[Data items]

====================

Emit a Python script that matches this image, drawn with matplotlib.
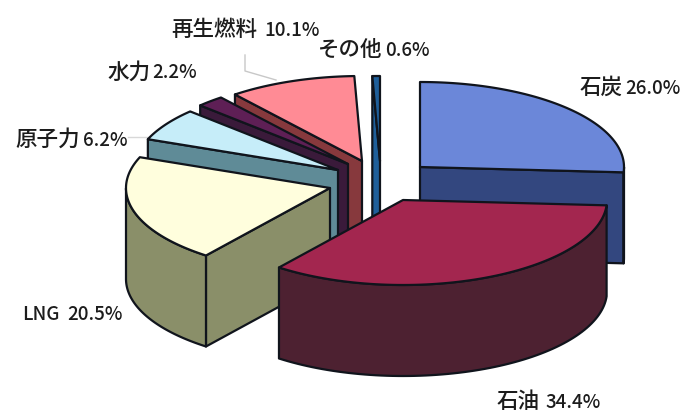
import numpy as np
import matplotlib
matplotlib.use('Agg')
import matplotlib.pyplot as plt
from matplotlib.patches import Polygon

plt.rcParams['font.family'] = ['Noto Sans CJK JP', 'DejaVu Sans']

names = ['石炭', '石油', 'LNG', '原子力', '水力', '再生燃料', 'その他']
values = [26.0, 34.4, 20.5, 6.2, 2.2, 10.1, 0.6]

# exploded centres of each slice, in pixels of the picture
centres = [(420, 167), (403, 200), (330, 188), (338, 170), (348, 164), (362, 161), (380, 161)]
top_colors = ['#6b87d9', '#a3264f', '#fffedd', '#c6edf9', '#5e1f55', '#ff8b95', '#1f5f9a']
side_colors = ['#33477f', '#4d2131', '#8a8f69', '#5f8b97', '#3a1a3a', '#87393d', '#1f5f9a']
depths = [91, 91, 91, 91, 91, 91, 140]
name_pos = [(580, 88), (497, 402), (22, 314), (15, 140), (107, 73), (171, 30), (318, 50)]
pct_pos = [(680, 88), (601, 402), (123, 314), (128, 140), (197, 73), (320, 30), (430, 50)]

rx, ry = 204, 85
edge = '#10141c'

fig = plt.figure(figsize=(6.85, 4.16), dpi=100)
ax = fig.add_axes([0, 0, 1, 1])
ax.set_xlim(0, 685)
ax.set_ylim(416, 0)
ax.axis('off')


def rim(cx, cy, a):
    return cx + rx * np.cos(a), cy - ry * np.sin(a)


# angles of every slice, clockwise from 12 o'clock
ends = np.cumsum(values)
starts = ends - np.array(values)
a1 = np.radians(90 - starts * 3.6)
a2 = np.radians(90 - ends * 3.6)

# leader lines
ax.plot([245, 245, 276], [55, 71, 80], color='#c8c8c8', lw=1, zorder=1)
ax.plot([128, 147], [137, 137], color='#d8d8d8', lw=1, zorder=1)

# paint from the back to the front
order = [0, 6, 5, 4, 3, 2, 1]
z = 2
for i in order:
    cx, cy = centres[i]
    depth = depths[i]
    t = np.linspace(a1[i], a2[i], 80)
    x, y = rim(cx, cy, t)

    # cut faces
    for a, show in ((a1[i], np.cos(a1[i]) < -1e-6), (a2[i], np.cos(a2[i]) > 1e-6)):
        if show:
            ex, ey = rim(cx, cy, a)
            pts = [(cx, cy), (ex, ey), (ex, ey + depth), (cx, cy + depth)]
            ax.add_patch(Polygon(pts, closed=True, fc=side_colors[i], ec=edge, lw=1.6, zorder=z, joinstyle='round'))
            z += 1

    # outer wall, front half only
    front = np.sin(t) < 0
    if front.any():
        fx, fy = x[front], y[front]
        pts = np.r_[np.c_[fx, fy], np.c_[fx[::-1], fy[::-1] + depth]]
        ax.add_patch(Polygon(pts, closed=True, fc=side_colors[i], ec=edge, lw=1.6, zorder=z, joinstyle='round'))
        z += 1

    # top face
    pts = np.r_[[(cx, cy)], np.c_[x, y]]
    ax.add_patch(Polygon(pts, closed=True, fc=top_colors[i], ec=edge, lw=1.6, zorder=z, joinstyle='round'))
    z += 1

for name, val, p1, p2 in zip(names, values, name_pos, pct_pos):
    size = 13.5 if name == 'LNG' else 15.5
    ax.text(p1[0], p1[1], name, fontsize=size, fontweight='medium', color='#1c1c1c',
            ha='left', va='center', zorder=50)
    ax.text(p2[0], p2[1], f'{val:.1f}%', fontsize=13.5, fontweight='medium', color='#1c1c1c',
            ha='right', va='center', zorder=50)

plt.savefig('out.png', dpi=100)
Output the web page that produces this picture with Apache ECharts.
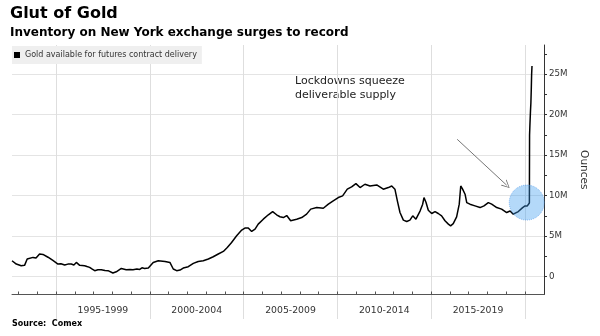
<!DOCTYPE html>
<html>
<head>
<meta charset="utf-8">
<script src="https://cdn.jsdelivr.net/npm/echarts@6/dist/echarts.min.js"></script>
<style>
  html, body { margin: 0; padding: 0; background: #ffffff; }
  #chart { width: 600px; height: 336px; }
</style>
</head>
<body>
<div id="chart"></div>
<script>
// Comex gold available for futures delivery, million troy ounces
const years = [
  1992.65, 1992.88, 1993.14, 1993.32, 1993.46, 1993.77, 1993.93, 1994.12, 1994.30, 1994.57,
  1994.83, 1995.10, 1995.26, 1995.46, 1995.63, 1995.81, 1995.95, 1996.08, 1996.26, 1996.52,
  1996.65, 1996.79, 1996.91, 1997.06, 1997.23, 1997.41, 1997.61, 1997.77, 1998.03, 1998.21,
  1998.48, 1998.74, 1998.94, 1999.10, 1999.31, 1999.46, 1999.58, 1999.72, 1999.92, 2000.18,
  2000.45, 2000.81, 2001.07, 2001.25, 2001.43, 2001.61, 2001.78, 2002.05, 2002.32, 2002.58,
  2002.85, 2003.12, 2003.38, 2003.65, 2003.92, 2004.13, 2004.36, 2004.63, 2004.90, 2005.07,
  2005.25, 2005.43, 2005.61, 2005.78, 2006.05, 2006.32, 2006.55, 2006.76, 2006.94, 2007.12,
  2007.30, 2007.51, 2007.83, 2008.10, 2008.36, 2008.58, 2008.90, 2009.25, 2009.52, 2009.78,
  2010.05, 2010.28, 2010.53, 2010.76, 2010.99, 2011.21, 2011.47, 2011.74, 2012.10, 2012.45,
  2012.72, 2012.90, 2013.07, 2013.20, 2013.34, 2013.52, 2013.70, 2013.87, 2014.02, 2014.19,
  2014.41, 2014.55, 2014.62, 2014.73, 2014.85, 2015.03, 2015.21, 2015.38, 2015.56, 2015.74,
  2015.92, 2016.04, 2016.18, 2016.36, 2016.50, 2016.58, 2016.68, 2016.81, 2016.90, 2017.07,
  2017.34, 2017.61, 2017.82, 2018.05, 2018.23, 2018.50, 2018.76, 2019.03, 2019.21, 2019.38,
  2019.65, 2019.88, 2020.01, 2020.13, 2020.20, 2020.24, 2020.25, 2020.27, 2020.30, 2020.32,
  2020.34, 2020.36, 2020.38
];
const ounces = [
  1.97, 1.56, 1.35, 1.40, 2.18, 2.38, 2.30, 2.80, 2.75, 2.40,
  2.00, 1.56, 1.60, 1.44, 1.55, 1.56, 1.45, 1.76, 1.40, 1.35,
  1.25, 1.15, 0.95, 0.74, 0.85, 0.86, 0.75, 0.74, 0.45, 0.60,
  1.02, 0.86, 0.90, 0.86, 0.95, 0.90, 1.10, 1.02, 1.07, 1.76,
  1.97, 1.88, 1.76, 0.95, 0.74, 0.82, 1.07, 1.23, 1.64, 1.88,
  1.97, 2.18, 2.46, 2.80, 3.12, 3.61, 4.22, 5.05, 5.75, 6.00,
  6.00, 5.58, 5.87, 6.49, 7.10, 7.64, 8.04, 7.64, 7.40, 7.30,
  7.55, 6.90, 7.10, 7.30, 7.72, 8.34, 8.53, 8.45, 8.95, 9.36,
  9.77, 9.97, 10.80, 11.08, 11.49, 11.00, 11.41, 11.20, 11.33, 10.80,
  11.00, 11.20, 10.80, 9.36, 7.92, 6.98, 6.81, 6.98, 7.51, 7.10,
  8.10, 8.95, 9.77, 9.15, 8.21, 7.80, 8.04, 7.80, 7.51, 6.90,
  6.49, 6.28, 6.55, 7.39, 8.95, 11.20, 10.80, 10.18, 9.15, 8.95,
  8.74, 8.53, 8.74, 9.15, 8.95, 8.53, 8.34, 7.92, 8.10, 7.72,
  8.04, 8.53, 8.74, 8.74, 8.95, 9.10, 17.50, 18.80, 20.50, 21.40,
  23.00, 25.00, 26.00
];

// Axis ticks and labels
const periodBounds = [1995, 2000, 2005, 2010, 2015, 2020];
const periodMids = [1997.5, 2002.5, 2007.5, 2012.5, 2017.5];
const periodLabels = ['1995-1999', '2000-2004', '2005-2009', '2010-2014', '2015-2019'];
const yearTicks = [1993, 1994, 1995, 1996, 1997, 1998, 1999, 2000, 2001, 2002, 2003, 2004, 2005,
  2006, 2007, 2008, 2009, 2010, 2011, 2012, 2013, 2014, 2015, 2016, 2017, 2018, 2019, 2020];
const valueLabels = [0, 5, 10, 15, 20, 25];
const valueTicks = [0, 2.5, 5, 7.5, 10, 12.5, 15, 17.5, 20, 22.5, 25, 27.5];

// Annotation anchors (year, million oz)
const highlight = [2020.10, 9.15];
const arrowFrom = [2016.39, 16.96];
const arrowTo = [2019.03, 11.29];

const X_MIN = 1992.65, X_MAX = 2021.02;
const Y_MIN = -2.2, Y_MAX = 28.6;

const FONT = 'DejaVu Sans';
const chart = echarts.init(document.getElementById('chart'), null, { renderer: 'canvas' });

chart.setOption({
  animation: false,
  backgroundColor: '#ffffff',
  textStyle: { fontFamily: FONT },
  grid: [
    { left: 12, right: 56, top: 45, bottom: 41.5 },
    { left: 12, right: 56, top: 45, bottom: 17 }
  ],
  legend: {
    left: 12, top: 46,
    padding: [5, 5, 5, 2],
    backgroundColor: '#efefef',
    icon: 'rect', itemWidth: 6, itemHeight: 6,
    textStyle: { fontFamily: FONT, fontSize: 8, color: '#333' },
    data: ['Gold available for futures contract delivery'],
    selectedMode: false
  },
  xAxis: [
    {
      type: 'value', gridIndex: 0, min: X_MIN, max: X_MAX,
      axisLine: { show: true, onZero: false, lineStyle: { color: '#555', width: 1 } },
      axisTick: { show: true, inside: true, length: 3, customValues: yearTicks, lineStyle: { color: '#555' } },
      axisLabel: {
        customValues: periodMids,
        formatter: v => periodLabels[periodMids.indexOf(v)] || '',
        margin: 12, fontSize: 9.3, color: '#333', fontFamily: FONT
      },
      splitLine: { show: false }
    },
    {
      type: 'value', gridIndex: 1, min: X_MIN, max: X_MAX,
      axisLine: { show: false },
      axisTick: { show: false, customValues: periodBounds },
      axisLabel: { show: false },
      splitLine: { show: true, lineStyle: { color: '#dedede', width: 1 } }
    }
  ],
  yAxis: [
    {
      type: 'value', gridIndex: 0, position: 'right', min: Y_MIN, max: Y_MAX,
      axisLine: { show: true, onZero: false, lineStyle: { color: '#333', width: 1 } },
      axisTick: { show: true, length: 3, customValues: valueTicks, lineStyle: { color: '#333' } },
      axisLabel: {
        customValues: valueLabels,
        formatter: v => (v === 0 ? '0' : v + 'M'),
        margin: 5, fontSize: 8.7, color: '#333', fontFamily: FONT
      },
      splitLine: { show: true, lineStyle: { color: ['#e4e4e4', 'rgba(0,0,0,0)'], width: 1 } },
      name: 'Ounces', nameLocation: 'middle', nameRotate: -90, nameGap: 28,
      nameTextStyle: { fontSize: 10.5, color: '#333', fontFamily: FONT }
    },
    { type: 'value', gridIndex: 1, show: false, min: 0, max: 1 }
  ],
  title: [
    { text: 'Glut of Gold', left: 10, top: 6, padding: 0,
      textStyle: { fontFamily: FONT, fontSize: 16, fontWeight: 'bold', color: '#000' } },
    { text: 'Inventory on New York exchange surges to record', left: 10, top: 27, padding: 0,
      textStyle: { fontFamily: FONT, fontSize: 12, fontWeight: 'bold', color: '#000' } },
    { text: 'Source:  Comex', left: 12, top: 320, padding: 0,
      textStyle: { fontFamily: FONT, fontSize: 8, fontWeight: 'bold', color: '#000' } }
  ],
  graphic: [
    { type: 'text', left: 295, top: 74, silent: true,
      style: { text: 'Lockdowns squeeze\ndeliverable supply', fill: '#222',
        font: '11px "DejaVu Sans"', lineHeight: 14 } }
  ],
  series: [
    {
      name: 'Gold available for futures contract delivery',
      type: 'line', xAxisIndex: 0, yAxisIndex: 0,
      data: years.map((y, i) => [y, ounces[i]]),
      showSymbol: false, symbol: 'none',
      lineStyle: { color: '#000', width: 1.5 },
      itemStyle: { color: '#000' },
      z: 3,
      markLine: {
        silent: true, animation: false,
        symbol: ['none', 'path://M0,10 L5,0 L10,10 L9,10 L5,1.8 L1,10 Z'],
        symbolSize: [8, 8],
        label: { show: false },
        lineStyle: { color: '#666', width: 0.9, type: 'solid' },
        data: [[{ coord: arrowFrom }, { coord: arrowTo }]]
      }
    },
    {
      type: 'scatter', xAxisIndex: 0, yAxisIndex: 0,
      data: [highlight],
      symbol: 'circle', symbolSize: 35,
      itemStyle: { color: 'rgba(60,155,240,0.48)', borderColor: 'rgba(60,140,230,0.7)',
        borderWidth: 1, borderType: 'dotted' },
      silent: true, z: 4
    }
  ]
});
</script>
</body>
</html>
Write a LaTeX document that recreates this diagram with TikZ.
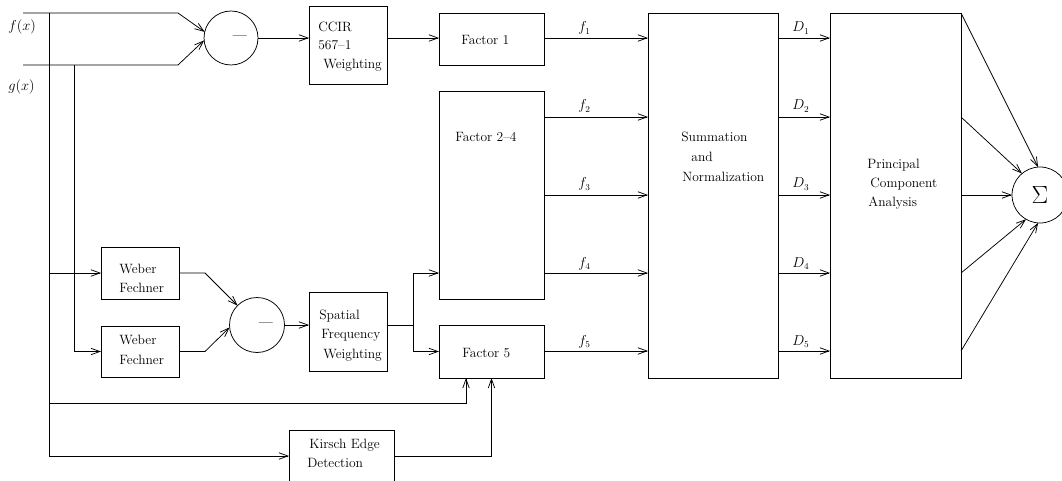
\documentclass[tikz,border=0pt]{standalone}
\usetikzlibrary{arrows.meta,calc}
\begin{document}
\begin{tikzpicture}[x=1pt,y=-1pt,
  font=\fontsize{13.5}{16}\selectfont,
  line width=0.75pt,
  arr/.style={-{Straight Barb[length=9pt,width=6.5pt]}},
  box/.style={draw,rectangle,inner sep=0pt,outer sep=0pt,anchor=north west},
  sumcirc/.style={draw,circle,inner sep=0pt,outer sep=0pt},
  lbl/.style={inner sep=0pt,anchor=base west},
  minus/.style={inner sep=0pt,anchor=base,font=\fontsize{12.5}{15}\selectfont\bfseries}]
\clip (0,0) rectangle (1062,481);
\fill[white] (0,0) rectangle (1062,481);

% boxes
\node[box,minimum width=78pt,minimum height=78pt] (ccir) at (309,6) {};
\node[box,minimum width=105pt,minimum height=52pt] (f1box) at (439,13) {};
\node[box,minimum width=105pt,minimum height=208pt] (f24) at (439,91) {};
\node[box,minimum width=105pt,minimum height=53pt] (f5) at (439,325) {};
\node[box,minimum width=130pt,minimum height=365pt] (sum) at (648,13) {};
\node[box,minimum width=131pt,minimum height=365pt] (pca) at (830,13) {};
\node[box,minimum width=78pt,minimum height=52pt] (wf1) at (101,247) {};
\node[box,minimum width=78pt,minimum height=51pt] (wf2) at (101,326) {};
\node[box,minimum width=78pt,minimum height=79pt] (sfw) at (309,292) {};
\node[box,minimum width=105pt,minimum height=52pt] (kir) at (289,430) {};
\node[sumcirc,minimum size=54pt] (c1) at (231,38) {};
\node[sumcirc,minimum size=55pt] (c2) at (257,325) {};
\node[sumcirc,minimum size=56pt] (sig) at (1040,195) {};

% texts
\node[lbl] (lf) at (8,31) {$f(x)$};
\node[lbl] (lg) at (8,91) {$g(x)$};
\node[minus] (m1) at (240,39.5) {---};
\node[minus] (m2) at (266,326.5) {---};
\node[inner sep=0pt] (sg) at (1040,195) {\fontsize{26}{26}\selectfont$\Sigma$};
\node[lbl] (ccir1) at (318,32) {CCIR};
\node[lbl] (ccir2) at (318,50) {567--1};
\node[lbl] (ccir3) at (323,69) {Weighting};
\node[lbl] (t1) at (461,45) {Factor 1};
\node[lbl] (t24) at (455,142) {Factor 2--4};
\node[lbl] (t5) at (462,357) {Factor 5};
\node[lbl] (s1) at (681,142) {Summation};
\node[lbl] (s2) at (691,162) {and};
\node[lbl] (s3) at (682,182) {Normalization};
\node[lbl] (p1) at (867,168) {Principal};
\node[lbl] (p2) at (870,188) {Component};
\node[lbl] (p3) at (868,207) {Analysis};
\node[lbl] (w11) at (119,273) {Weber};
\node[lbl] (w12) at (119,292) {Fechner};
\node[lbl] (w21) at (119,344) {Weber};
\node[lbl] (w22) at (119,364) {Fechner};
\node[lbl] (sp1) at (319,319) {Spatial};
\node[lbl] (sp2) at (321,338) {Frequency};
\node[lbl] (sp3) at (323,358) {Weighting};
\node[lbl] (k1) at (309,448) {Kirsch Edge};
\node[lbl] (k2) at (307,467) {Detection};
\node[lbl] (lf1) at (578,32) {$f_1$};
\node[lbl] (lf2) at (578,110) {$f_2$};
\node[lbl] (lf3) at (578,188) {$f_3$};
\node[lbl] (lf4) at (578,267) {$f_4$};
\node[lbl] (lf5) at (578,345) {$f_5$};
\node[lbl] (ld1) at (792,32) {$D_1$};
\node[lbl] (ld2) at (792,110) {$D_2$};
\node[lbl] (ld3) at (792,188) {$D_3$};
\node[lbl] (ld4) at (792,267) {$D_4$};
\node[lbl] (ld5) at (792,345) {$D_5$};

% coordinates
\coordinate (fs) at (23,13);
\coordinate (gs) at (23,65);
\coordinate (v1top) at (49,13);
\coordinate (v2top) at (74,65);
\coordinate (br) at (413,325);
\coordinate (o1) at (544,38);
\coordinate (o2) at (544,117);
\coordinate (o3) at (544,195);
\coordinate (o4) at (544,273);
\coordinate (o5) at (544,351);
\coordinate (in24) at (439,273);
\coordinate (f5a) at (466,378);
\coordinate (low) at (49,403);

% input lines
\draw[arr] (fs) -- (178,13) -- (c1.167);
\draw[arr] (gs) -- (178,65) -- (c1.185);
\draw[arr] (v1top) |- (kir.west);
\draw[arr] (v2top) |- (wf2.west);
\draw[arr] (v1top |- wf1.west) -- (wf1.west);
\draw[arr] (low) -| (f5a);
\draw[arr] (kir.east) -| (f5.south);

% upper chain
\draw[arr] (c1.east) -- (c1.east -| ccir.west);
\draw[arr] (o1 -| ccir.east) -- (o1 -| f1box.west);

% lower chain
\draw[arr] (wf1.east) -- ++(26,0) -- (c2.135);
\draw[arr] (wf2.east) -- ++(26,0) -- (c2.185);
\draw[arr] (c2.east) -- (c2.east -| sfw.west);
\draw (c2.east -| sfw.east) -- (br);
\draw[arr] (br) |- (in24);
\draw[arr] (br) |- (f5.west);

% factors to summation
\foreach \i in {1,...,5} {
  \draw[arr] (o\i) -- (o\i -| sum.west);
  \draw[arr] (o\i -| sum.east) -- (o\i -| pca.west);
}

% PCA to sigma
\draw[arr] (pca.north east) -- (sig.94);
\draw[arr] (o2 -| pca.east) -- (sig.130);
\draw[arr] (o3 -| pca.east) -- (sig.west);
\draw[arr] (o4 -| pca.east) -- (sig.240);
\draw[arr] (o5 -| pca.east) -- (sig.266);
\end{tikzpicture}
\end{document}
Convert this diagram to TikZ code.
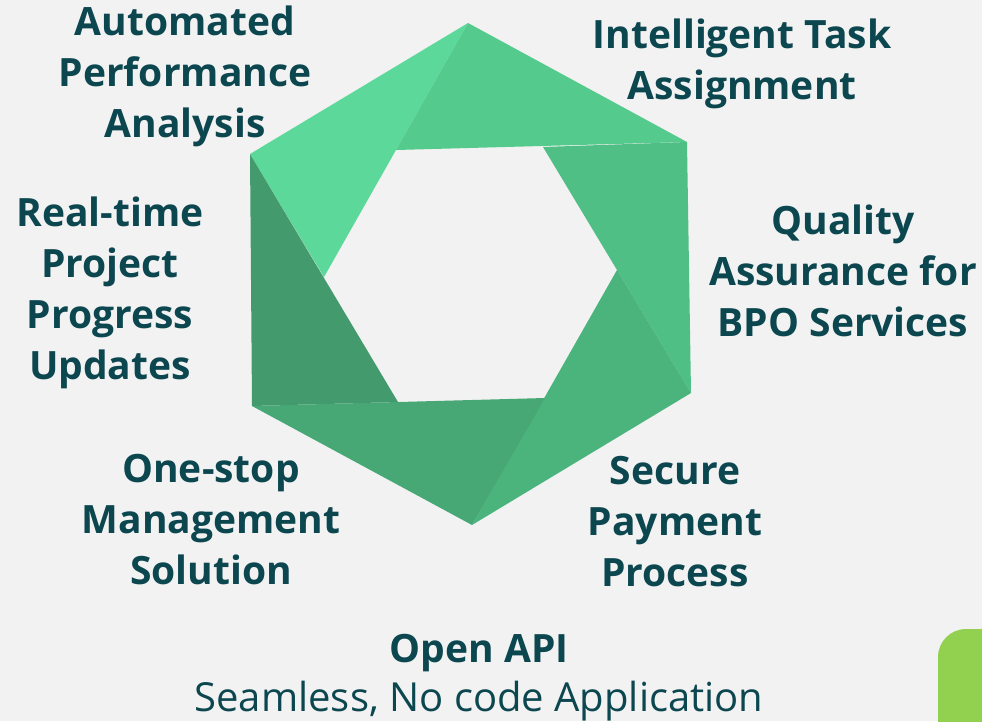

====================

● What the task asks
Your task is to reproduce exactly the lines from the start of the data above through the line containing "x, y = rim(cx, cy, t)", leaving every picture out.

● Answer to this task
Emit a Python script that matches this image, drawn with matplotlib.
import numpy as np
import matplotlib
matplotlib.use('Agg')
import matplotlib.pyplot as plt
from matplotlib.patches import Polygon

plt.rcParams['font.family'] = ['Noto Sans CJK JP', 'DejaVu Sans']

names = ['石炭', '石油', 'LNG', '原子力', '水力', '再生燃料', 'その他']
values = [26.0, 34.4, 20.5, 6.2, 2.2, 10.1, 0.6]

# exploded centres of each slice, in pixels of the picture
centres = [(420, 167), (403, 200), (330, 188), (338, 170), (348, 164), (362, 161), (380, 161)]
top_colors = ['#6b87d9', '#a3264f', '#fffedd', '#c6edf9', '#5e1f55', '#ff8b95', '#1f5f9a']
side_colors = ['#33477f', '#4d2131', '#8a8f69', '#5f8b97', '#3a1a3a', '#87393d', '#1f5f9a']
depths = [91, 91, 91, 91, 91, 91, 140]
name_pos = [(580, 88), (497, 402), (22, 314), (15, 140), (107, 73), (171, 30), (318, 50)]
pct_pos = [(680, 88), (601, 402), (123, 314), (128, 140), (197, 73), (320, 30), (430, 50)]

rx, ry = 204, 85
edge = '#10141c'

fig = plt.figure(figsize=(6.85, 4.16), dpi=100)
ax = fig.add_axes([0, 0, 1, 1])
ax.set_xlim(0, 685)
ax.set_ylim(416, 0)
ax.axis('off')


def rim(cx, cy, a):
    return cx + rx * np.cos(a), cy - ry * np.sin(a)


# angles of every slice, clockwise from 12 o'clock
ends = np.cumsum(values)
starts = ends - np.array(values)
a1 = np.radians(90 - starts * 3.6)
a2 = np.radians(90 - ends * 3.6)

# leader lines
ax.plot([245, 245, 276], [55, 71, 80], color='#c8c8c8', lw=1, zorder=1)
ax.plot([128, 147], [137, 137], color='#d8d8d8', lw=1, zorder=1)

# paint from the back to the front
order = [0, 6, 5, 4, 3, 2, 1]
z = 2
for i in order:
    cx, cy = centres[i]
    depth = depths[i]
    t = np.linspace(a1[i], a2[i], 80)
    x, y = rim(cx, cy, t)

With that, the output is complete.